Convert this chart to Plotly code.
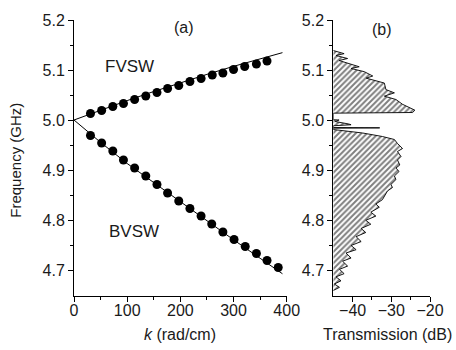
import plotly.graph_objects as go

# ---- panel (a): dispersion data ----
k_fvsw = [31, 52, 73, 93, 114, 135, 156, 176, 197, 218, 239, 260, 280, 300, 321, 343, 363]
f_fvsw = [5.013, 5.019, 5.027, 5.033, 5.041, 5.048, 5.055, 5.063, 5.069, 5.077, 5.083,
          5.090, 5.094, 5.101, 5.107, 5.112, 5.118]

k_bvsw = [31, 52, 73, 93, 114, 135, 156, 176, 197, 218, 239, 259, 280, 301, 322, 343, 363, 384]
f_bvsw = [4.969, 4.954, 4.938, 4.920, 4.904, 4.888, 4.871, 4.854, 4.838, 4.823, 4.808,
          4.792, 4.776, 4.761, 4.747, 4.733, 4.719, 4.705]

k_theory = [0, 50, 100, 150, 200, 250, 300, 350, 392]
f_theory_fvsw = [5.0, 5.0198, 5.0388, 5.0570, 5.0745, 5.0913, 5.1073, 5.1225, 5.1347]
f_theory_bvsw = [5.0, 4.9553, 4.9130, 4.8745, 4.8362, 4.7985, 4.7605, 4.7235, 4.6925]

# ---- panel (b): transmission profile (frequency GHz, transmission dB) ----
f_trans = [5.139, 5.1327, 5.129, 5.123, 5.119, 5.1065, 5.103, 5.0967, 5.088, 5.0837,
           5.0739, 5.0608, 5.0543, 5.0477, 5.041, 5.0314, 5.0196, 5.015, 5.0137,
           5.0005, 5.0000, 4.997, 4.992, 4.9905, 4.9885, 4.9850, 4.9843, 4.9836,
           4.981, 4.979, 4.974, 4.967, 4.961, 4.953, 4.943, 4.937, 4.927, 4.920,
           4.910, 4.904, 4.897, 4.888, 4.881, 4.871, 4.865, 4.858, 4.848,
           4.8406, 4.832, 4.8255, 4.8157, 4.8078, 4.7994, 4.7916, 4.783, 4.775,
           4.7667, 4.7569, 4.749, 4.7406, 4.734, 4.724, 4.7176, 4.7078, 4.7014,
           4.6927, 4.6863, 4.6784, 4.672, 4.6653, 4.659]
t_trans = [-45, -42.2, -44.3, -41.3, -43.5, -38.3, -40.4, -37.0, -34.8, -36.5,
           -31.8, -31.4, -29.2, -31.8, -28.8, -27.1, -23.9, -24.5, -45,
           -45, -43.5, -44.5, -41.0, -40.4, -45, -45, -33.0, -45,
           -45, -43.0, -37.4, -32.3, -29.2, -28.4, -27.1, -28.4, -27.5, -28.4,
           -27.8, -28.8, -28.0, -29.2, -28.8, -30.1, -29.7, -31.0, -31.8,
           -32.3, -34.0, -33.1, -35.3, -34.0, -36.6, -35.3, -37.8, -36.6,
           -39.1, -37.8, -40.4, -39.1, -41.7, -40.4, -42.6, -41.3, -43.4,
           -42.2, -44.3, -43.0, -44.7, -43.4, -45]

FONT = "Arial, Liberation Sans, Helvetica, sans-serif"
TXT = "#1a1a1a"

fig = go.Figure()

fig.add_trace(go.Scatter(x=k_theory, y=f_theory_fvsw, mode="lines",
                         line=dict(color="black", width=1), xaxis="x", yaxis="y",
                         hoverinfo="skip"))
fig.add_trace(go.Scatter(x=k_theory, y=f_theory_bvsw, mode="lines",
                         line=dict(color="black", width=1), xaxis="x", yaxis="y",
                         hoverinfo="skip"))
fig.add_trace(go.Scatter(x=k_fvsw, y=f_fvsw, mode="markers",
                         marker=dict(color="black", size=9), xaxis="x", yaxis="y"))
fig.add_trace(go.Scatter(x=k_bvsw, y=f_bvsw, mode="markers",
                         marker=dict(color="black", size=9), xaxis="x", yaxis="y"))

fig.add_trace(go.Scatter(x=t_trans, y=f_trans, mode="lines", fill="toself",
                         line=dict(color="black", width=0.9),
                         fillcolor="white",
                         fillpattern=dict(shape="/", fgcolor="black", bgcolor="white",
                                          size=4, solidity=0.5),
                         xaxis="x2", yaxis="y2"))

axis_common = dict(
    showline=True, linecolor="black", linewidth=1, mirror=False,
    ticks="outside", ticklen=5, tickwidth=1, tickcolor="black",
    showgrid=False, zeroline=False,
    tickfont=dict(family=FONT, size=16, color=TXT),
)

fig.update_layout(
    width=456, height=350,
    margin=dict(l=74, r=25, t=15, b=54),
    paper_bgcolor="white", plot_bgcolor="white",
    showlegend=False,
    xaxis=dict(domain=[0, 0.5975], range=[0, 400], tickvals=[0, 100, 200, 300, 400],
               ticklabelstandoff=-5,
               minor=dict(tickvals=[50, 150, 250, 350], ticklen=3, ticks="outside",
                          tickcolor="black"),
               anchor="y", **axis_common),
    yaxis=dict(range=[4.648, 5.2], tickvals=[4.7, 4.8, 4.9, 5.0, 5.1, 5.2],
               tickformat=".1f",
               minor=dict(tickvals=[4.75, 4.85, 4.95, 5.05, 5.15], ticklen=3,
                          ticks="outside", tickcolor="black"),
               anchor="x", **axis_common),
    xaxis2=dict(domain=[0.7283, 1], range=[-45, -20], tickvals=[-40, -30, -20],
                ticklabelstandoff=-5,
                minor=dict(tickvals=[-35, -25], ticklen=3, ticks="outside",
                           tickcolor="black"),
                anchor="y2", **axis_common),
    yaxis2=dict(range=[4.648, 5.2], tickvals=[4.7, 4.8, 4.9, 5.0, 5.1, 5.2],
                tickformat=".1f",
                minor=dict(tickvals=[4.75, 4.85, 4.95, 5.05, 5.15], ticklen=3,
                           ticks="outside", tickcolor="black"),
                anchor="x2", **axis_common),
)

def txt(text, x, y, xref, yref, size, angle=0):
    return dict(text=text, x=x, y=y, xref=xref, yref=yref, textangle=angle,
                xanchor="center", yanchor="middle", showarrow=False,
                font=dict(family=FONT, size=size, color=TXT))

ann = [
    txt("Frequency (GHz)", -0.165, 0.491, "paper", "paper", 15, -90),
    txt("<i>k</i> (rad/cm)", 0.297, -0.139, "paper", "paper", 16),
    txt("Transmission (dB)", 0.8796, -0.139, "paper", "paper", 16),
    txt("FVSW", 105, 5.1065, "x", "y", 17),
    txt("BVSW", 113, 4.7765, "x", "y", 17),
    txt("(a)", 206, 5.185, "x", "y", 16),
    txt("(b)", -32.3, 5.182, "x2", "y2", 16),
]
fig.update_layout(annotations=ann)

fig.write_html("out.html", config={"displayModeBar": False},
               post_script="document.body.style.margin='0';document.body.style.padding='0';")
================
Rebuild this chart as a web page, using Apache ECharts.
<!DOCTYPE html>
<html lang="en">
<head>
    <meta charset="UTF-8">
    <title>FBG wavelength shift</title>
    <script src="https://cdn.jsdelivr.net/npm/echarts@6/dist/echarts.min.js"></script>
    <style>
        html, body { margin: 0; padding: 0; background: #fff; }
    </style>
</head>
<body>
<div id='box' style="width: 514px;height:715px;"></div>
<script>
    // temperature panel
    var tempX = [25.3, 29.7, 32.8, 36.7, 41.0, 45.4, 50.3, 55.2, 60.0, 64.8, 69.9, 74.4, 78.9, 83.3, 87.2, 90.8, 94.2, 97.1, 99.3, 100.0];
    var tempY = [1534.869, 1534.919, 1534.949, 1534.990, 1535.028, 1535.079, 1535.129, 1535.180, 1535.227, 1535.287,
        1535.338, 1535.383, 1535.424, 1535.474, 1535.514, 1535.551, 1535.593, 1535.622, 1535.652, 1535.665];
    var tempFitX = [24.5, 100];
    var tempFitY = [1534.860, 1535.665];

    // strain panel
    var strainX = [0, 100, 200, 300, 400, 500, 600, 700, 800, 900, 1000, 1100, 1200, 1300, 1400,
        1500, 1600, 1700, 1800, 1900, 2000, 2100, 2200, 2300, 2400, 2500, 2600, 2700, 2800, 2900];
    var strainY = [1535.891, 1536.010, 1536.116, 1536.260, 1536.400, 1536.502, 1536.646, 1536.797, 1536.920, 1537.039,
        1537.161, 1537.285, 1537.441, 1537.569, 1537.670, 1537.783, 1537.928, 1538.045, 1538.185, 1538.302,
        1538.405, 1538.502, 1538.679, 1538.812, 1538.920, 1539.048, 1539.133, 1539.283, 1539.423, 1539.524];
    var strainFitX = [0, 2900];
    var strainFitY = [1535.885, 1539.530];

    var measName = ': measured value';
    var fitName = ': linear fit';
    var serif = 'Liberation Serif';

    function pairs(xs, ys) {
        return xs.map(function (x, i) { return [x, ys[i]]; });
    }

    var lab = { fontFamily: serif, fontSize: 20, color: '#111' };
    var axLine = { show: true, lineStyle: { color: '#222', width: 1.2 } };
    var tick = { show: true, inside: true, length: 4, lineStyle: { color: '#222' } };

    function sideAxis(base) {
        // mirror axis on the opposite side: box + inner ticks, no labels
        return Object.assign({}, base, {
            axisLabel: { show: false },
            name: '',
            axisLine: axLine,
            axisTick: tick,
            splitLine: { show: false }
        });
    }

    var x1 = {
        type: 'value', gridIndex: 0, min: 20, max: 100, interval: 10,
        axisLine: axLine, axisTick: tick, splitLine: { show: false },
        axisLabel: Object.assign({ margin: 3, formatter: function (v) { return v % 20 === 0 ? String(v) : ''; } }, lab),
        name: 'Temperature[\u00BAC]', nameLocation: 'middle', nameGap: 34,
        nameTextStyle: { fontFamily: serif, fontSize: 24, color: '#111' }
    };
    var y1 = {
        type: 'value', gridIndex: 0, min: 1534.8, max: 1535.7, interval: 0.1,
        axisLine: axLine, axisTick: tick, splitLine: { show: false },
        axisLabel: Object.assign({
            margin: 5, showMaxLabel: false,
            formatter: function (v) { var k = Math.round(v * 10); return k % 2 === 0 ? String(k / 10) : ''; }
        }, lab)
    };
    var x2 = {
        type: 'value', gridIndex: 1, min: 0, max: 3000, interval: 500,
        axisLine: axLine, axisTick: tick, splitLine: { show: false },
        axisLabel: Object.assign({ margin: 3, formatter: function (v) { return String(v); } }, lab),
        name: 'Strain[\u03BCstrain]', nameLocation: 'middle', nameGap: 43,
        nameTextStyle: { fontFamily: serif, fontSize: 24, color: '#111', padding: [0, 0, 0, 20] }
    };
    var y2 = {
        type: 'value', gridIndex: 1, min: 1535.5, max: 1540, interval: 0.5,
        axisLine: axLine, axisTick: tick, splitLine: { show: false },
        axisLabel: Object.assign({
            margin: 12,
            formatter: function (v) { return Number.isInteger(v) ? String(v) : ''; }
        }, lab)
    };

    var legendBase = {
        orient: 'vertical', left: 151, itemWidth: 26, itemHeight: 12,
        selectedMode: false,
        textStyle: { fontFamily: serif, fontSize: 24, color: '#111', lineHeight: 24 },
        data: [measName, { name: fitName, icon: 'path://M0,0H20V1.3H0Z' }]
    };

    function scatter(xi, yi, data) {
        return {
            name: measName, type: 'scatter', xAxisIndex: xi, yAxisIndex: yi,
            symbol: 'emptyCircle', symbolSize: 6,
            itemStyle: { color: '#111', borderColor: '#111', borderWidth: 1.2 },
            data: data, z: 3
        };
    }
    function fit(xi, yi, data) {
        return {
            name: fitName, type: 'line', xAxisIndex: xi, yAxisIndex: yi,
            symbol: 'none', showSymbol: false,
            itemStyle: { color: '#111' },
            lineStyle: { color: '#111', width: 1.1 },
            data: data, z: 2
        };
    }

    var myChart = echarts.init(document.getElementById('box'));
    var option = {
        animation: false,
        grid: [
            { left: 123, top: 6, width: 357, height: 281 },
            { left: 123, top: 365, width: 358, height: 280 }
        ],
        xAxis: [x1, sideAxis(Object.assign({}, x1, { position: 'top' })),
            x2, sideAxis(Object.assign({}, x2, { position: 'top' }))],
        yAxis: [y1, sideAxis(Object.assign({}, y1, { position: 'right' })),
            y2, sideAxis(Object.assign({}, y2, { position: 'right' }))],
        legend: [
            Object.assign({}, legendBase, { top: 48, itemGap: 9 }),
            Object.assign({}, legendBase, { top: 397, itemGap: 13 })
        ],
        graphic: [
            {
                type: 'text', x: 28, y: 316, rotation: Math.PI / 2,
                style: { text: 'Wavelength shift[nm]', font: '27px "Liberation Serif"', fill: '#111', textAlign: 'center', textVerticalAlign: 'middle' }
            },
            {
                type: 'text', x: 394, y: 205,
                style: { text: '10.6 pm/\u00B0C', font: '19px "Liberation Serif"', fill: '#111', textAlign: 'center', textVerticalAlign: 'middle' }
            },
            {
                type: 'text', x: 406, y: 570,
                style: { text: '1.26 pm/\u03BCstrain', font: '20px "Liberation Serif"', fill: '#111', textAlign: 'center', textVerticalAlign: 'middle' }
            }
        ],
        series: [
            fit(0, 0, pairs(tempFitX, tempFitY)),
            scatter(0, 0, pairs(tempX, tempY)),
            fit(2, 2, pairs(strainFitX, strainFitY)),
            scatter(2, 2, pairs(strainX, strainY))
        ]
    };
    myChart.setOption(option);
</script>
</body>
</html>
================
→ **Do this**: Your job is to reproduce the lines from the one with "Convert this chart to Plotly code." through the one with "4.7605, 4.7235, 4.6925]", both kept, exactly as they are. Leave out the pictures.

→ **Correct response**:
Convert this chart to Plotly code.
import plotly.graph_objects as go

# ---- panel (a): dispersion data ----
k_fvsw = [31, 52, 73, 93, 114, 135, 156, 176, 197, 218, 239, 260, 280, 300, 321, 343, 363]
f_fvsw = [5.013, 5.019, 5.027, 5.033, 5.041, 5.048, 5.055, 5.063, 5.069, 5.077, 5.083,
          5.090, 5.094, 5.101, 5.107, 5.112, 5.118]

k_bvsw = [31, 52, 73, 93, 114, 135, 156, 176, 197, 218, 239, 259, 280, 301, 322, 343, 363, 384]
f_bvsw = [4.969, 4.954, 4.938, 4.920, 4.904, 4.888, 4.871, 4.854, 4.838, 4.823, 4.808,
          4.792, 4.776, 4.761, 4.747, 4.733, 4.719, 4.705]

k_theory = [0, 50, 100, 150, 200, 250, 300, 350, 392]
f_theory_fvsw = [5.0, 5.0198, 5.0388, 5.0570, 5.0745, 5.0913, 5.1073, 5.1225, 5.1347]
f_theory_bvsw = [5.0, 4.9553, 4.9130, 4.8745, 4.8362, 4.7985, 4.7605, 4.7235, 4.6925]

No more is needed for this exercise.